In the beginning Frank put everything he owned into his car and drove to Hollywood.

"I became an artist -- a starving artist!" Frank Capri

Shooting Stars in Hollywood is the inspirational story of how Frank eventually made his dream of becoming a photographer happen with a positive attitude and stubborn persistence.

Introduction from Pulitzer-prize winner, author Frank McCourt:

Frank Capri is a superb photographer. His portfolio and experience will tell you that and personal experience with his work with cinch it. Now, as he turns his talent to writing, his prose is as direct and unfussy and illuminating as his photography. The man knows how to tell a story and when he grabs your attention in his opening lines he knows how to keep it. The writing is tart and energetic and makes you want to keep turning pages. Shooting Stars in Hollywood, the inside story of a celebrity photographer's life, makes a terrific read.

Part 11


(Go to Part 1 for the beginning.)



(Continued from Part 10)



 On a gray rainy afternoon Mrs. Wesley says, I want all of the former houseman's belongings taken from the tool-shed and put out with the trash. Why are you looking at me like that? Apparently he doesn't want them or he would have retrieved them by now. I can see it's raining. Now just do as I say, and as the rain escalates I lug a half dozen open crates of books and knick knacks out to the trash-bin at the end of the driveway. I wince as I watch a fine Ansel Adams poster, Autumn Moon, Yosemite National Park, 1948, curl up in ruin. The moment I finish Mrs.Wesley comes running out of the house. I've changed my mind. Put it all back. She turns away guiltily and runs back inside.

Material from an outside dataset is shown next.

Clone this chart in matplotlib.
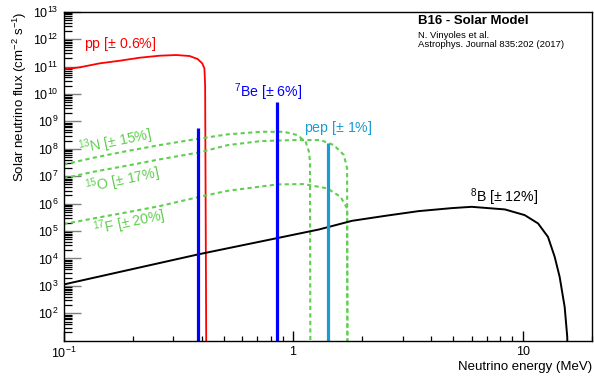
import numpy as np
import matplotlib
matplotlib.use('Agg')
import matplotlib.pyplot as plt
from matplotlib.ticker import LogLocator, FixedLocator, NullFormatter

plt.rcParams['font.family'] = ['Liberation Sans', 'DejaVu Sans']
plt.rcParams['mathtext.fontset'] = 'custom'
plt.rcParams['mathtext.rm'] = 'Liberation Sans'
plt.rcParams['mathtext.it'] = 'Liberation Sans:italic'
plt.rcParams['mathtext.bf'] = 'Liberation Sans:bold'

# spectra (energy in MeV, flux in cm^-2 s^-1 [MeV^-1])
pp_e = [0.100, 0.118, 0.144, 0.176, 0.215, 0.262, 0.310, 0.354, 0.384, 0.402, 0.411, 0.414, 0.419]
pp_f = [7.9e10, 9.4e10, 1.31e11, 1.63e11, 2.10e11, 2.48e11, 2.63e11, 2.42e11, 1.88e11, 1.31e11, 8.6e10, 2.1e10, 1]

n13_e = [0.100, 0.135, 0.188, 0.262, 0.378, 0.519, 0.724, 0.914, 1.044, 1.135, 1.173, 1.185, 1.190]
n13_f = [2.65e7, 4.7e7, 8.2e7, 1.36e8, 2.26e8, 3.36e8, 4.17e8, 4.17e8, 3.16e8, 1.80e8, 7.8e7, 3.4e7, 1]

o15_e = [0.100, 0.135, 0.188, 0.262, 0.391, 0.519, 0.724, 1.010, 1.319, 1.506, 1.665, 1.720, 1.724]
o15_f = [8.3e6, 1.45e7, 2.40e7, 4.10e7, 7.40e7, 1.36e8, 1.91e8, 2.08e8, 2.08e8, 1.36e8, 5.9e7, 1.93e7, 1]

f17_e = [0.100, 0.135, 0.188, 0.262, 0.404, 0.519, 0.855, 1.116, 1.409, 1.610, 1.720, 1.728]
f17_f = [1.79e5, 2.88e5, 4.78e5, 8.1e5, 1.88e6, 2.93e6, 5.02e6, 5.15e6, 3.59e6, 1.77e6, 6.7e5, 1]

b8_e = [0.100, 0.391, 0.842, 1.297, 1.808, 2.525, 3.521, 4.911, 5.998, 8.373, 10.22, 11.68, 12.90, 13.80, 14.50, 15.25, 15.65, 15.80]
b8_f = [1.12e3, 1.44e4, 5.4e4, 1.14e5, 2.36e5, 3.59e5, 5.32e5, 6.85e5, 7.64e5, 6.14e5, 3.8e5, 1.89e5, 6.1e4, 1.14e4, 2.13e3, 170, 13.8, 0.1]

# line sources
be7_e = [0.384, 0.855]
be7_f = [5.9e8, 4.9e9]
pep_e = [1.42]
pep_f = [1.58e8]

green = '#5fcf4f'
azure = '#1a9bd2'

fig = plt.figure(figsize=(5.94, 3.77), dpi=100)
ax = fig.add_axes([63.5 / 594, 1 - 340.7 / 377, (591.7 - 63.5) / 594, (340.7 - 11.7) / 377])

ax.plot(pp_e, pp_f, color='red', lw=1.3)
dash = (0, (2, 1.6))
ax.plot(n13_e, n13_f, color=green, lw=1.5, ls=dash)
ax.plot(o15_e, o15_f, color=green, lw=1.5, ls=dash)
ax.plot(f17_e, f17_f, color=green, lw=1.5, ls=dash)
ax.plot(b8_e, b8_f, color='black', lw=1.4)
ax.vlines(be7_e, 1, be7_f, color='blue', lw=2.3)
ax.vlines(pep_e, 1, pep_f, color=azure, lw=2.3)

ax.set_xscale('log')
ax.set_yscale('log')
ax.set_xlim(0.1, 20)
ax.set_ylim(10, 1e13)

# ROOT style axes
ax.set_xticks([0.1, 1, 10])
ax.set_xticklabels([r'$10^{-1}$', '1', '10'])
ax.xaxis.set_minor_locator(LogLocator(base=10, subs=np.arange(2, 10), numticks=100))
ax.xaxis.set_minor_formatter(NullFormatter())
ax.yaxis.set_major_locator(FixedLocator([10.0 ** k for k in range(2, 14)]))
ax.set_yticklabels([r'$10^{%d}$' % k for k in range(2, 14)])
ax.yaxis.set_minor_locator(LogLocator(base=10, subs=np.arange(2, 10), numticks=100))
ax.yaxis.set_minor_formatter(NullFormatter())

ax.tick_params(axis='both', which='both', direction='in', top=False, right=False, labelsize=9)
ax.tick_params(axis='y', which='major', length=12, color='#808080', width=1.0, pad=3.5)
ax.tick_params(axis='y', which='minor', length=6, color='black', width=0.9)
ax.tick_params(axis='x', which='major', length=7, color='black', width=1.0, pad=4)
ax.tick_params(axis='x', which='minor', length=3.5, color='black', width=0.9)
for s in ax.spines.values():
    s.set_linewidth(1.0)

ax.set_xlabel('Neutrino energy (MeV)', loc='right', fontsize=9.5, labelpad=0)
ax.set_ylabel(r'Solar neutrino flux (cm$^{-2}$ s$^{-1}$)', loc='top', fontsize=9.5)
ax.yaxis.set_label_coords(-0.082, 1.0)
ax.yaxis.label.set_va('center')

# labels of the sources
ax.text(0.1227, 6.9e11, r'pp [$\pm$ 0.6%]', color='red', fontsize=10.2, va='center')
ax.text(0.555, 1.17e10, r'$^{7}$Be [$\pm$ 6%]', color='blue', fontsize=10.2, va='center')
ax.text(1.116, 5.6e8, r'pep [$\pm$ 1%]', color=azure, fontsize=10.2, va='center')
ax.text(0.1179, 6.4e7, r'$^{13}$N [$\pm$ 15%]', color=green, fontsize=10.2,
        ha='left', va='baseline', rotation=11.5, rotation_mode='anchor')
ax.text(0.1265, 2.4e6, r'$^{15}$O [$\pm$ 17%]', color=green, fontsize=10.2,
        ha='left', va='baseline', rotation=12, rotation_mode='anchor')
ax.text(0.137, 7.1e4, r'$^{17}$F [$\pm$ 20%]', color=green, fontsize=10.2,
        ha='left', va='baseline', rotation=12, rotation_mode='anchor')
ax.text(5.92, 1.77e6, r'$^{8}$B [$\pm$ 12%]', color='black', fontsize=10.2, va='center')

fig.text(418 / 594, 1 - 21 / 377, 'B16 - Solar Model', fontsize=9.5, weight='bold', va='center')
fig.text(418 / 594, 1 - 35 / 377, 'N. Vinyoles et al.', fontsize=6.8, va='center')
fig.text(418 / 594, 1 - 44.5 / 377, 'Astrophys. Journal 835:202 (2017)', fontsize=6.8, va='center')

fig.savefig('out.png', dpi=100)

Full of gloom, I quickly return the houseman's things to the tool-shed then find Mrs. Wesley smoking at the kitchen table. I don't feel like a talk, she says. Why can't it wait? Oh very well, and she leads me into my least favorite room, the den. I spill out my pent-up gripes about the houseman job really being a maid's job and how she damaged the former houseman's things. Her eyes narrow and there's an awkward silence. I'll think about it, she says coolly. By the way, when did your girlfriend say she was coming up from San Diego? I remind her that it's this Sunday and she reminds me that Lori is more than welcome as long as she doesn't spend the night. She won't be staying, I say. She's my ex-girlfriend, and Mrs. Wesley says, Once you see her again, who knows.